[Code that draws figures]
╭──
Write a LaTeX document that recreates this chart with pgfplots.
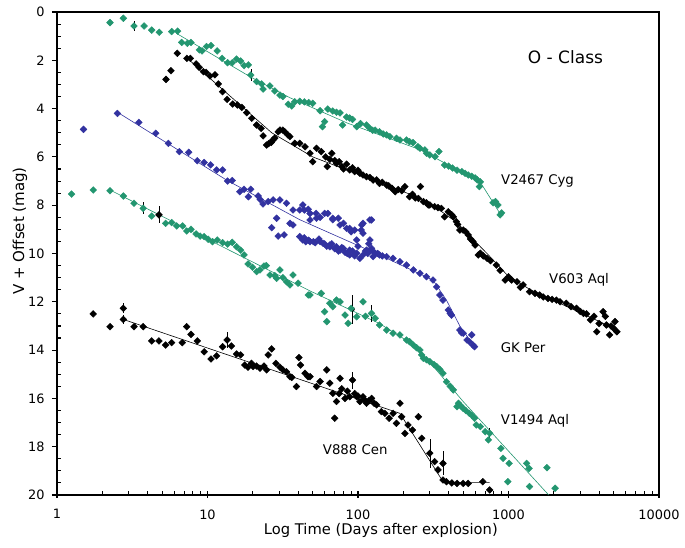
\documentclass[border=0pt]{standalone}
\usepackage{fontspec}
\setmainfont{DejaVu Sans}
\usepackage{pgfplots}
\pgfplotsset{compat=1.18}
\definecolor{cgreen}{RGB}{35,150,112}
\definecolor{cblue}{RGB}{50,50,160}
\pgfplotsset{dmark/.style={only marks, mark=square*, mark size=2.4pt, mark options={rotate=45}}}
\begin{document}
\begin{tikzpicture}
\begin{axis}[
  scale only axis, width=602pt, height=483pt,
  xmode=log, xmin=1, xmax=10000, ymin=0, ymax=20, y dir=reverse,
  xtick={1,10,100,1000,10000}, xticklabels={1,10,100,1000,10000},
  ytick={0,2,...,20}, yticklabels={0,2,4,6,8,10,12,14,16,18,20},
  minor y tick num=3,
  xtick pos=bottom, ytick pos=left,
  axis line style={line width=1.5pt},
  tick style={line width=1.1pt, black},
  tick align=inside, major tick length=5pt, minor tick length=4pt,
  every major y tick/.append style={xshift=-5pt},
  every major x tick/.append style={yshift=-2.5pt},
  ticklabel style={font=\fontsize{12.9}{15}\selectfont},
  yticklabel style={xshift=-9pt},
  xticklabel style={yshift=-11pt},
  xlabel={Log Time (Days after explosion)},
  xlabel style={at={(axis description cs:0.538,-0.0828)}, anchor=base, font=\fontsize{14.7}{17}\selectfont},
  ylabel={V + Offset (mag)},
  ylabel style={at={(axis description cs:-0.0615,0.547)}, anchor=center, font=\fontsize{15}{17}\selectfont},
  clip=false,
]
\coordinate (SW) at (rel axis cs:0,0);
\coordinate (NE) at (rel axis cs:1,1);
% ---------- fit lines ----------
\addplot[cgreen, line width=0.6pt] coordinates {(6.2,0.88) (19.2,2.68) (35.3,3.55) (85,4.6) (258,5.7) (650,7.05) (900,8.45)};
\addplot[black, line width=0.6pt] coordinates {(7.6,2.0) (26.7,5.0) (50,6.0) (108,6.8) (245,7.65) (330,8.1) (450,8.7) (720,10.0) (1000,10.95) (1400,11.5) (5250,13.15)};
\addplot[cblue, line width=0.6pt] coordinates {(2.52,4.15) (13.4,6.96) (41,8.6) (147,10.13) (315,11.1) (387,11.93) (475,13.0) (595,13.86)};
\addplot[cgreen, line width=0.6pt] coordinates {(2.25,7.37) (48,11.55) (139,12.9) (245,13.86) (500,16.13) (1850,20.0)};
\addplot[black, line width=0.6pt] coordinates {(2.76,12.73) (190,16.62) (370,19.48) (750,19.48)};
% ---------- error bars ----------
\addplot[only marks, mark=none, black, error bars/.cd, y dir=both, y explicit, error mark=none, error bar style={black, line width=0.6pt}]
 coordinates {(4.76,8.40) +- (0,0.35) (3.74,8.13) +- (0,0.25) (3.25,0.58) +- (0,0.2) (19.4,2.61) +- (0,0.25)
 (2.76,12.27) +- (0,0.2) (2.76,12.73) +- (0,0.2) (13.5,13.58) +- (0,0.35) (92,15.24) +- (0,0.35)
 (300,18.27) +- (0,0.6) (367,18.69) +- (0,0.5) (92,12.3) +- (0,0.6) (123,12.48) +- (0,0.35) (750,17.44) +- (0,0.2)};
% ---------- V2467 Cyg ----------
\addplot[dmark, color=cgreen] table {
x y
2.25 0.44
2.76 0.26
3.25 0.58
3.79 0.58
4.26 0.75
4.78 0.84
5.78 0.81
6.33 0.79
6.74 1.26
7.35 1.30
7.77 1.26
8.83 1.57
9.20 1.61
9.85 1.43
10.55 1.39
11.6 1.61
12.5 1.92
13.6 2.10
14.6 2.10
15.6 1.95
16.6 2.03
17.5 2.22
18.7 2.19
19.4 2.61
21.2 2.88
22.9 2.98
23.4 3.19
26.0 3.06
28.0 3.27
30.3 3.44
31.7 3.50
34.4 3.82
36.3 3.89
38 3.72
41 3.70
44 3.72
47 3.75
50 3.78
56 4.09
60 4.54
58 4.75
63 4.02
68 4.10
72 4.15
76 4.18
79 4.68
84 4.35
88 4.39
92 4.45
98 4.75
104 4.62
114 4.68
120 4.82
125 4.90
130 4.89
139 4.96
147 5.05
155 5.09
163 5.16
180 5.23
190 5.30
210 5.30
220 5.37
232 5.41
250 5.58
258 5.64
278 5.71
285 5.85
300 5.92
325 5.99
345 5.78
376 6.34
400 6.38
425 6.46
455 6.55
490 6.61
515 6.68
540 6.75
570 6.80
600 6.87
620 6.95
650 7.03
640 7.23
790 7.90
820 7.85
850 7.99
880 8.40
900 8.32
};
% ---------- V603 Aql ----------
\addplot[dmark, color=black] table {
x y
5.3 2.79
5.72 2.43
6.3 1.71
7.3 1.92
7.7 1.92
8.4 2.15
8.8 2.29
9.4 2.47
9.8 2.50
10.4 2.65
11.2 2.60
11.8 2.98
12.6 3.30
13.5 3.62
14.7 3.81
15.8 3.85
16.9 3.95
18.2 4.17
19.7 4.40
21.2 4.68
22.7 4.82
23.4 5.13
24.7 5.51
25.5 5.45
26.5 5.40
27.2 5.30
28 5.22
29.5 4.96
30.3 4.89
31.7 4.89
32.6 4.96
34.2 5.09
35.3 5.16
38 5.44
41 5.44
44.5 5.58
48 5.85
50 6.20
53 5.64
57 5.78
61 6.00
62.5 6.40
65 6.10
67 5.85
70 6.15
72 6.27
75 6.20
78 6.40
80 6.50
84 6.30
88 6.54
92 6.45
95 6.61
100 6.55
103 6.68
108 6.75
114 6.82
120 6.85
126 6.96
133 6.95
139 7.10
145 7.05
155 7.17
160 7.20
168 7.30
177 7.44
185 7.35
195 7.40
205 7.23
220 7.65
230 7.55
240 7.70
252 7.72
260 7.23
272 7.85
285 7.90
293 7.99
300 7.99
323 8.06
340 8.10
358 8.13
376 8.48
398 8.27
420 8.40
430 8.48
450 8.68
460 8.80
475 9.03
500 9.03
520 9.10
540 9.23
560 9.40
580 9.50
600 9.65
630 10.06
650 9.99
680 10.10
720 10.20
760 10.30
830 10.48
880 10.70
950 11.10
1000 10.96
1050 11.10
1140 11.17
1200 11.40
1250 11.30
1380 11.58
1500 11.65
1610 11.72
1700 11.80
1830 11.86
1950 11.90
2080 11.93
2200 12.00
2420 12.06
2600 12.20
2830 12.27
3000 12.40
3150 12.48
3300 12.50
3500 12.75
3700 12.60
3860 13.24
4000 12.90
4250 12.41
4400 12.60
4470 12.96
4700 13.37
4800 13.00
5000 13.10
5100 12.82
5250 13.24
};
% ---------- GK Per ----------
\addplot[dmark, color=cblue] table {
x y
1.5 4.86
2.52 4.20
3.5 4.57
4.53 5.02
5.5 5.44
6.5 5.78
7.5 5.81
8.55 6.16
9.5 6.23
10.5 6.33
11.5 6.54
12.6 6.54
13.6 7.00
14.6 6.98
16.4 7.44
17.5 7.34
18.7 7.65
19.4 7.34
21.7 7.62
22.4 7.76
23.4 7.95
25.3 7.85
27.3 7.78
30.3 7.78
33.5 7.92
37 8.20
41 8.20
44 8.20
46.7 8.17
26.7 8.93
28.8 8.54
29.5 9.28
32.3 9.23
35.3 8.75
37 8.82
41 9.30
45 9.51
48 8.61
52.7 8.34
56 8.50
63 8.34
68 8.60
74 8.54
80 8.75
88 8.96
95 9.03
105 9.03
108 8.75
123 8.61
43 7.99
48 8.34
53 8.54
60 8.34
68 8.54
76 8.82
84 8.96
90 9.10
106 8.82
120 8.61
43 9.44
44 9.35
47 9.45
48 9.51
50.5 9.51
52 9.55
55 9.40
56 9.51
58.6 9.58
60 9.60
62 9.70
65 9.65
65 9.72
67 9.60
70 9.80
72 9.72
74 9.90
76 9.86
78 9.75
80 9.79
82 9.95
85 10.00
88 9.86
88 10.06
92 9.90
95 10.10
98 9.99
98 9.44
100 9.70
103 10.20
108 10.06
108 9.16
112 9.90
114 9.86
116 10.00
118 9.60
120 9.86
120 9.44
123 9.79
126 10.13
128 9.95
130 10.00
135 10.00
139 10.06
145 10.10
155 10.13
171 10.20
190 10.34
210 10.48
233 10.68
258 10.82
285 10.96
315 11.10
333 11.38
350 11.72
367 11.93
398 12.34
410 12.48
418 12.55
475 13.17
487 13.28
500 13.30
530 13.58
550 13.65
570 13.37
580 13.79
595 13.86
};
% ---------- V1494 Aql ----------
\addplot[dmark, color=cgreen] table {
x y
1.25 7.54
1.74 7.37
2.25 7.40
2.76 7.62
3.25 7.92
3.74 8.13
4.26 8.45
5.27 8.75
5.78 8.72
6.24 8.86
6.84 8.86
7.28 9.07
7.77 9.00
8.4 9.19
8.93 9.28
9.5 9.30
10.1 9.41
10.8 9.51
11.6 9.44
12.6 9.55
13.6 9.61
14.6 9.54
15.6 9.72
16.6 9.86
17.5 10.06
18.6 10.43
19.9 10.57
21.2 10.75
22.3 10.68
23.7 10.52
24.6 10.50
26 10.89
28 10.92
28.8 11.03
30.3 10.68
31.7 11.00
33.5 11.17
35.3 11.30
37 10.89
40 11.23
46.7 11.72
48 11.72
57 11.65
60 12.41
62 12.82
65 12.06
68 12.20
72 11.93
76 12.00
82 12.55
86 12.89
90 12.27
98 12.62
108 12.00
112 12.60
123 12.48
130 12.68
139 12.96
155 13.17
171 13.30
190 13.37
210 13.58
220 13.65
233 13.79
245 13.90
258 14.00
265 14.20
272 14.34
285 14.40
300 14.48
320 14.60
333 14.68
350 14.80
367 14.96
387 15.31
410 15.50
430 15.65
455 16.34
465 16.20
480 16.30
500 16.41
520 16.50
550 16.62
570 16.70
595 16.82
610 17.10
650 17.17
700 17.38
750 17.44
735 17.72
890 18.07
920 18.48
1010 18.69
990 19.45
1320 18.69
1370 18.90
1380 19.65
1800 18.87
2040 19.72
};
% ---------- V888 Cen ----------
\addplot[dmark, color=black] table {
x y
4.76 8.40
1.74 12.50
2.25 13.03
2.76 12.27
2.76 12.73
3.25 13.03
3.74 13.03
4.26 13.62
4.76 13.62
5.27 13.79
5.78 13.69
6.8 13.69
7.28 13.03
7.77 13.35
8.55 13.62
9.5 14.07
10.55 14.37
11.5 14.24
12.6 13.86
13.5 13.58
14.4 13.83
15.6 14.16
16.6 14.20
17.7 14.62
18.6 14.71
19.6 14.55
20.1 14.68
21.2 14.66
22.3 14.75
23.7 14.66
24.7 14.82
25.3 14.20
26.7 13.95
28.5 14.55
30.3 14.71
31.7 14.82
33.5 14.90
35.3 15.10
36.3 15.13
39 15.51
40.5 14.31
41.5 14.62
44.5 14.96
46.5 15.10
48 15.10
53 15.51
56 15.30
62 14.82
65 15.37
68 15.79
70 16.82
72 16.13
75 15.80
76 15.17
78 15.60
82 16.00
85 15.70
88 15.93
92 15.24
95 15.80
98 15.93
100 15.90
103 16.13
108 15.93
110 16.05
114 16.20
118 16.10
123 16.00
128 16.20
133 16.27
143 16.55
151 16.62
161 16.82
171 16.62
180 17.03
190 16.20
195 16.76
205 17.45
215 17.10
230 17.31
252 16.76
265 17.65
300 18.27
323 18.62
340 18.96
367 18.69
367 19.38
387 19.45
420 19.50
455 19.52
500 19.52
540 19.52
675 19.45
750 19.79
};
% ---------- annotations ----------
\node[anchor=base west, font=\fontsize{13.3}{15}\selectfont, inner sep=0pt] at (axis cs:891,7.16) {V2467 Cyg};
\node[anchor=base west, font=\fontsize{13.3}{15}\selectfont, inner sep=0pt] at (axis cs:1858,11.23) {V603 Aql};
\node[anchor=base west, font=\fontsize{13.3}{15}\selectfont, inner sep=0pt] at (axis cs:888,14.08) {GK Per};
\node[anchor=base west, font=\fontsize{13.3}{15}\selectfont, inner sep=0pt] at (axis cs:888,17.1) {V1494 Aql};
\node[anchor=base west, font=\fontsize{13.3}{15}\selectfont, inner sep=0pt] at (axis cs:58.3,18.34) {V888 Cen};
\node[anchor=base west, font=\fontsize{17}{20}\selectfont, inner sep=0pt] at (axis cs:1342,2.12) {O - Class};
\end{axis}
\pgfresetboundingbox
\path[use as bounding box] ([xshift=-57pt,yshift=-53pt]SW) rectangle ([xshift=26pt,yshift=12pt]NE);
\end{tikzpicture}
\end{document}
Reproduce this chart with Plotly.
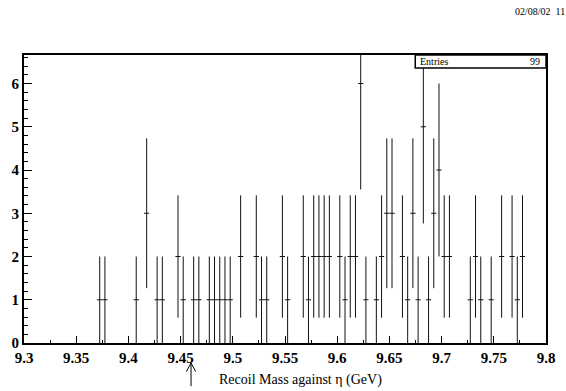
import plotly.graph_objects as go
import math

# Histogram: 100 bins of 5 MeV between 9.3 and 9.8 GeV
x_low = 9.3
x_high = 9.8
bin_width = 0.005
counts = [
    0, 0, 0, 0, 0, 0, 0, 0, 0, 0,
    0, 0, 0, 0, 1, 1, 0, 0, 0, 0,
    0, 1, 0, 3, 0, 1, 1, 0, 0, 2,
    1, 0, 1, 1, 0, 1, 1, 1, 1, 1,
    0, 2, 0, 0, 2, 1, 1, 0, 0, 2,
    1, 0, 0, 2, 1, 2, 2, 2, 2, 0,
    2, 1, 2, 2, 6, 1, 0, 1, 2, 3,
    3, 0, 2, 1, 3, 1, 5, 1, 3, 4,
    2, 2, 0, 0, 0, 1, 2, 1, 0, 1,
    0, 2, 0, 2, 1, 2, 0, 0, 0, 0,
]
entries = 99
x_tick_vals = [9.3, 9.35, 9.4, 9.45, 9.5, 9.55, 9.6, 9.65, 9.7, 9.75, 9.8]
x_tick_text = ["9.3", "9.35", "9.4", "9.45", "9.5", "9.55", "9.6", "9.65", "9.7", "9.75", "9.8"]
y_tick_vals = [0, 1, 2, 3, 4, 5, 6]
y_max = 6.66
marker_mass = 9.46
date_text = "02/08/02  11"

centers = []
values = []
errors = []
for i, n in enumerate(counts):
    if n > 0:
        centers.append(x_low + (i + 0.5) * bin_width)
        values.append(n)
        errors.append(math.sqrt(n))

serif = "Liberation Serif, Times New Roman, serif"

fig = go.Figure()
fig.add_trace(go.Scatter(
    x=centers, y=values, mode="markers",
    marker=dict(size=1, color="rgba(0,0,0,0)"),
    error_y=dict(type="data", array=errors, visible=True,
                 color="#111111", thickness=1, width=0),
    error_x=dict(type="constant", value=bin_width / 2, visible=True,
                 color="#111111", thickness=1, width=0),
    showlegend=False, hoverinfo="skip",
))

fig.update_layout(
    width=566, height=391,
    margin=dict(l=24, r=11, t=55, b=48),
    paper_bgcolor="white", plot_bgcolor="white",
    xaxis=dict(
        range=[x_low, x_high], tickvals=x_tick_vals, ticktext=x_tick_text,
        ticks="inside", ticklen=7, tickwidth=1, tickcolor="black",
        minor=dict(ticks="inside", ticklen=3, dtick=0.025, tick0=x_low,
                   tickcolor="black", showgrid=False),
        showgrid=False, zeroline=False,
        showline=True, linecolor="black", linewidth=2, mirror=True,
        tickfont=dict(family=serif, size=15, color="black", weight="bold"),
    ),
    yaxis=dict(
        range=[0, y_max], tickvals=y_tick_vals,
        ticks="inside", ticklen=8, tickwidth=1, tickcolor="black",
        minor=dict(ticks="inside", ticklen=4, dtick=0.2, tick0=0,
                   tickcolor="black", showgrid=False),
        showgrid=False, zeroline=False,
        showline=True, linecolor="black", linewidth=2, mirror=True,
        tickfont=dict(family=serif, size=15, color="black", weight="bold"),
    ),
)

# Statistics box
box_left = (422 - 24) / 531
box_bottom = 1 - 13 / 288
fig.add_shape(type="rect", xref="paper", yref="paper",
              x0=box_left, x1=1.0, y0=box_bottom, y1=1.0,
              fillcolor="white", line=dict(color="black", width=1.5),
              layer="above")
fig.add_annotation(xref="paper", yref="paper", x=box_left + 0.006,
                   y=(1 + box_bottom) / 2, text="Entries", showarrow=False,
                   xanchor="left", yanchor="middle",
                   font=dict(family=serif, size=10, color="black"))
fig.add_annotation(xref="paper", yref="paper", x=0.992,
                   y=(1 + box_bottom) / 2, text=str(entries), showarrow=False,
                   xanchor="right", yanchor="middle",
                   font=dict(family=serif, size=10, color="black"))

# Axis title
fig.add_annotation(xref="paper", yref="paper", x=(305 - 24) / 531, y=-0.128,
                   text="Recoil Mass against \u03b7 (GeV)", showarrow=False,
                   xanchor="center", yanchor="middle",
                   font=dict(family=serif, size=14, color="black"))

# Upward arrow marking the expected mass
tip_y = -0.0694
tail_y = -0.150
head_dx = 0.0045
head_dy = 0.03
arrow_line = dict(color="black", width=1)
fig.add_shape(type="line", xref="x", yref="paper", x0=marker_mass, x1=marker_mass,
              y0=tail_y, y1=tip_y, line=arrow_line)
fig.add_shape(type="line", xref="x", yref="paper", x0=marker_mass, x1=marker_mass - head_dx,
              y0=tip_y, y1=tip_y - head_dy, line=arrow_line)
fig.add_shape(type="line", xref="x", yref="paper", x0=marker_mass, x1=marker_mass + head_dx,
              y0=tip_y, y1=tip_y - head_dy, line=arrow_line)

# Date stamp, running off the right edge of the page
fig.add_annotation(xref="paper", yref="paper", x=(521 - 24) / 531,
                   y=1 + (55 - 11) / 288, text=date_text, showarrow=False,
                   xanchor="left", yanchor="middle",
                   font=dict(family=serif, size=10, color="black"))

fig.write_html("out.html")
╰──
- **Problem statement**
Reproduce only the lines running from the one that has "Reproduce this chart with Plotly." through the one that has "Serif, Times New", ends included. Any pictures in that stretch should not be copied.

- **Solution to this problem**
Reproduce this chart with Plotly.
import plotly.graph_objects as go
import math

# Histogram: 100 bins of 5 MeV between 9.3 and 9.8 GeV
x_low = 9.3
x_high = 9.8
bin_width = 0.005
counts = [
    0, 0, 0, 0, 0, 0, 0, 0, 0, 0,
    0, 0, 0, 0, 1, 1, 0, 0, 0, 0,
    0, 1, 0, 3, 0, 1, 1, 0, 0, 2,
    1, 0, 1, 1, 0, 1, 1, 1, 1, 1,
    0, 2, 0, 0, 2, 1, 1, 0, 0, 2,
    1, 0, 0, 2, 1, 2, 2, 2, 2, 0,
    2, 1, 2, 2, 6, 1, 0, 1, 2, 3,
    3, 0, 2, 1, 3, 1, 5, 1, 3, 4,
    2, 2, 0, 0, 0, 1, 2, 1, 0, 1,
    0, 2, 0, 2, 1, 2, 0, 0, 0, 0,
]
entries = 99
x_tick_vals = [9.3, 9.35, 9.4, 9.45, 9.5, 9.55, 9.6, 9.65, 9.7, 9.75, 9.8]
x_tick_text = ["9.3", "9.35", "9.4", "9.45", "9.5", "9.55", "9.6", "9.65", "9.7", "9.75", "9.8"]
y_tick_vals = [0, 1, 2, 3, 4, 5, 6]
y_max = 6.66
marker_mass = 9.46
date_text = "02/08/02  11"

centers = []
values = []
errors = []
for i, n in enumerate(counts):
    if n > 0:
        centers.append(x_low + (i + 0.5) * bin_width)
        values.append(n)
        errors.append(math.sqrt(n))

serif = "Liberation Serif, Times New Roman, serif"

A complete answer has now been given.